Our children and grandchildren will see this, according to the futurist, perhaps even ourselves if we stay healthy and achieve the second aspect of his prediction. All human body parts will be repairable or replaceable with genetic manipulation and perfectly cloned parts from our own DNA, so our brains will become part of the cloud, and our bodies will take on immortality. Millions of car recalls, the roll out of the Affordable Care Act, just my recent experience in figuring out how our new dishwasher worked come to mind. Singularity? What could go wrong?

“And what would they be scared of? There’s nothing to fear in a perfect world, is there?” Catherine Fisher (Welsh author and poet)

Much dystopian science fiction has described computers and robots gradually assuming more and more of our daily lives, then assuming everything. From 2001’s nemesis computer HAL killing the astronauts to Isaac Asimov’s super central computer controlling all in “I Robot” it gets worse. The three rules proscribing that a robot may not harm and must protect any human being broke down. In the Terminator movies, Skybot makes the decision that human kind is a virus on the planet and unleashes genocidal warfare upon us.

I have no mouth and I must screamPerhaps the most awful end for us “hairless apes” is found in Harlan Ellison’s short story from the sixties, “I Have No Mouth and I Must Scream.” The world’s computers hook up into one all encompassing web, wipe out all humans, but keep four around to torture. “AM” reads their thoughts and intention, controls not only their environment, but their biology – AM can keep them alive for its amusement with freshly minted organs virtually forever. After the protagonist, Ted, carefully avoids actively thinking of his “solution,” in a lightning strike frees his companions by killing them. AM transforms him into a limbless blob with no mouth and no ability for even suicide. The final line of the story is its title.

“Why do you ask how you were created and do not seek to know why you were made?” St. Peter Chrysologus

The modest objective of the self congratulatory and elated “Singularity” variety of science and technology is to supplant completely what was formerly reserved to religion and understood through the study of metaphysics. The technocrats will define and implement our happiness, immortality, omnipotence and fulfillment through becoming one with our machines.

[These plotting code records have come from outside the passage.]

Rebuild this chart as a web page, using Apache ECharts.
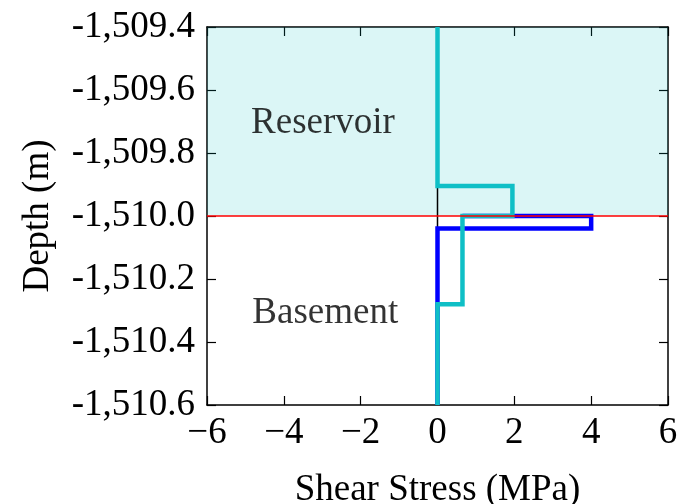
<!DOCTYPE html>
<html>
<head>
<meta charset="utf-8">
<title>Shear stress vs depth</title>
<script src="https://cdn.jsdelivr.net/npm/echarts@6/dist/echarts.min.js"></script>
<style>
  html, body { margin: 0; padding: 0; background: #fff; }
  #chart { width: 678px; height: 504px; }
</style>
</head>
<body>
<div id="chart"></div>
<script>
'use strict';
// axis ranges and ticks
var xTicks = [-6, -4, -2, 0, 2, 4, 6];
var yTicks = [-1510.6, -1510.4, -1510.2, -1510.0, -1509.8, -1509.6, -1509.4];
var interfaceDepth = -1510.0;

// step profiles: [shear stress (MPa), depth (m)]
var zeroLine = [[0, -1509.4], [0, -1510.6]];
var blueProfile = [[0, -1510.6], [0, -1510.04], [4, -1510.04], [4, -1510.0], [0.65, -1510.0]];
var cyanProfile = [[0, -1509.4], [0, -1509.905], [1.95, -1509.905], [1.95, -1510.0],
                   [0.65, -1510.0], [0.65, -1510.28], [0, -1510.28], [0, -1510.6]];

// zone labels
var zoneNames = ['Reservoir', 'Basement'];
var zonePos = [[-2.98, -1509.705], [-2.92, -1510.31]];

var FONT = '"Liberation Serif", "Times New Roman", serif';

function fmtDepth(v) {
    var s = Math.abs(v).toFixed(1);
    var parts = s.split('.');
    parts[0] = parts[0].replace(/\B(?=(\d{3})+(?!\d))/g, ',');
    return (v < 0 ? '-' : '') + parts.join('.');
}
function fmtStress(v) {
    return v < 0 ? '\u2212' + Math.abs(v) : String(v);
}

var axisLine = { show: true, onZero: false, lineStyle: { color: '#000', width: 1.5 } };
var tickIn = { show: true, inside: true, length: 9, lineStyle: { color: '#000', width: 1.2 } };

var option = {
    animation: false,
    backgroundColor: '#fff',
    grid: { left: 207, right: 10, top: 27, bottom: 99, containLabel: false, outerBoundsMode: 'none' },
    xAxis: [{
        type: 'value', min: -6, max: 6, interval: 2, position: 'bottom',
        name: 'Shear Stress (MPa)', nameLocation: 'middle', nameGap: 67,
        nameTextStyle: { fontFamily: FONT, fontSize: 37, color: '#000' },
        axisLine: axisLine, axisTick: tickIn, splitLine: { show: false },
        axisLabel: { fontFamily: FONT, fontSize: 37, color: '#000', margin: 10, formatter: fmtStress }
    }, {
        type: 'value', min: -6, max: 6, interval: 2, position: 'top',
        axisLine: axisLine, axisTick: tickIn, splitLine: { show: false },
        axisLabel: { show: false }
    }],
    yAxis: [{
        type: 'value', min: -1510.6, max: -1509.4, interval: 0.2, position: 'left',
        name: 'Depth (m)', nameLocation: 'middle', nameGap: 150, nameRotate: 90,
        nameTextStyle: { fontFamily: FONT, fontSize: 37, color: '#000' },
        axisLine: axisLine, axisTick: tickIn, splitLine: { show: false },
        axisLabel: { fontFamily: FONT, fontSize: 37, color: '#000', margin: 12, formatter: fmtDepth }
    }, {
        type: 'value', min: -1510.6, max: -1509.4, interval: 0.2, position: 'right',
        axisLine: axisLine, axisTick: tickIn, splitLine: { show: false },
        axisLabel: { show: false }
    }],
    series: [{
        // reservoir shading and interface line
        type: 'line', data: [], silent: true,
        markArea: {
            silent: true,
            itemStyle: { color: 'rgba(0,191,191,0.14)' },
            data: [[{ yAxis: interfaceDepth }, { yAxis: yTicks[yTicks.length - 1] }]]
        },
        markLine: {
            silent: true, symbol: 'none', label: { show: false },
            lineStyle: { color: '#ff0000', width: 1.5, type: 'solid' },
            data: [{ yAxis: interfaceDepth }]
        }
    }, {
        type: 'line', data: zeroLine, showSymbol: false,
        lineStyle: { color: '#000', width: 1.5 }
    }, {
        type: 'line', data: blueProfile, showSymbol: false,
        lineStyle: { color: '#0000ff', width: 4.5, join: 'miter' }
    }, {
        type: 'line', data: cyanProfile, showSymbol: false,
        lineStyle: { color: '#0fbfc6', width: 4.5, join: 'miter' }
    }, {
        type: 'scatter', symbolSize: 0, silent: true,
        data: zonePos.map(function(p, i) { return { value: p, name: zoneNames[i] }; }),
        label: {
            show: true, position: 'inside', formatter: '{b}',
            fontFamily: FONT, fontSize: 37, color: '#000'
        }
    }]
};

var myChart = echarts.init(document.getElementById('chart'));
myChart.setOption(option);
</script>
</body>
</html>
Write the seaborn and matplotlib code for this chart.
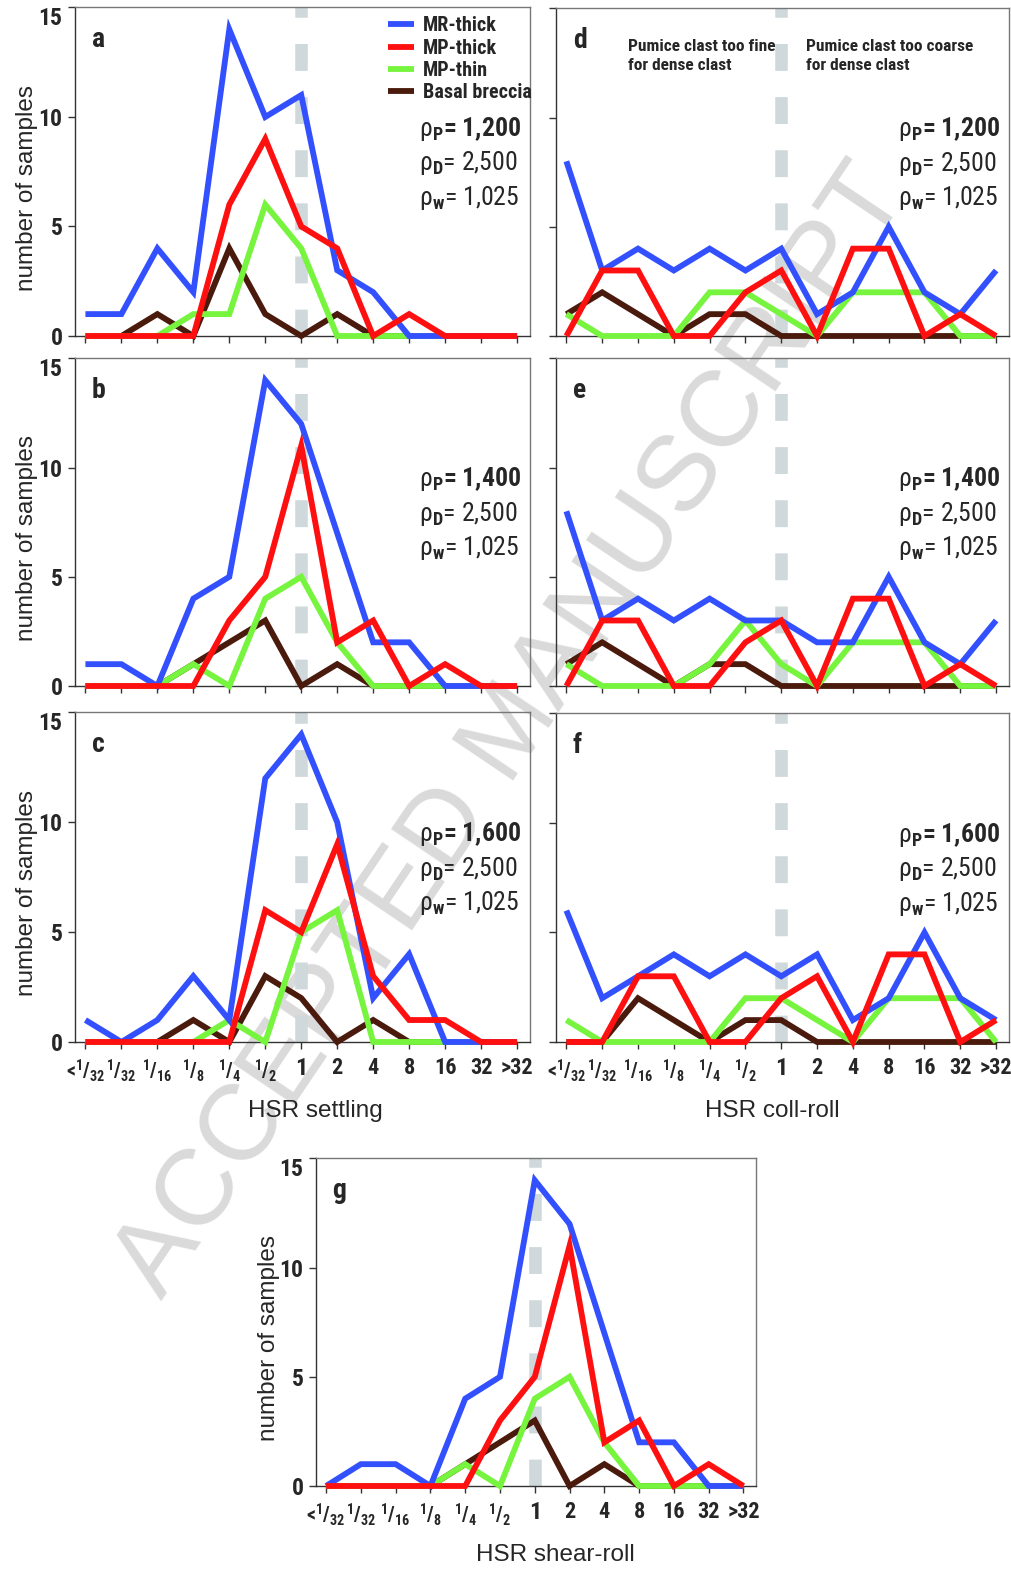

How we got here is a topic which will require more than a few blog posts to begin to explore, and perhaps we shall root around a bit. The history extends back not just into the technology of the late nineteenth century through today, but to late medieval philosophers like William of Ockham, then on through Descartes, Hobbes, Locke and all the rest. To understand even peripherally what ideas have these consequences is not a trivial pursuit.

John Hammond, “All major theme parks have delays. When they opened Disneyland in 1956, nothing worked.”

Ian Malcolm, Yeah, but, John, if The Pirates of the Caribbean breaks down, the pirates don’t eat the tourists.”  Jurrasic Park

[i] The concepts undergirding science are the stuff of philosophy.  A physical world exists outside our mind; that there are patterns which can be recognized by our senses reliably as sources of information; that we can form concepts and reason from premises to conclusion.  That causation and result are valid methods of understanding.  All of these and more are metaphysical concepts and provable through metaphysics and logic, not the scientific method.

[ii] Curiously, “singularity” is the scientific term for a single point in space-time of no dimensions, but infinite mass, which current hypothesis holds was blown up by a “quantum fluctuation” to trigger the Big Bang resulting in a inflating universe bubble in an infinite cosmos of other universe bubbles that has no beginning and no end.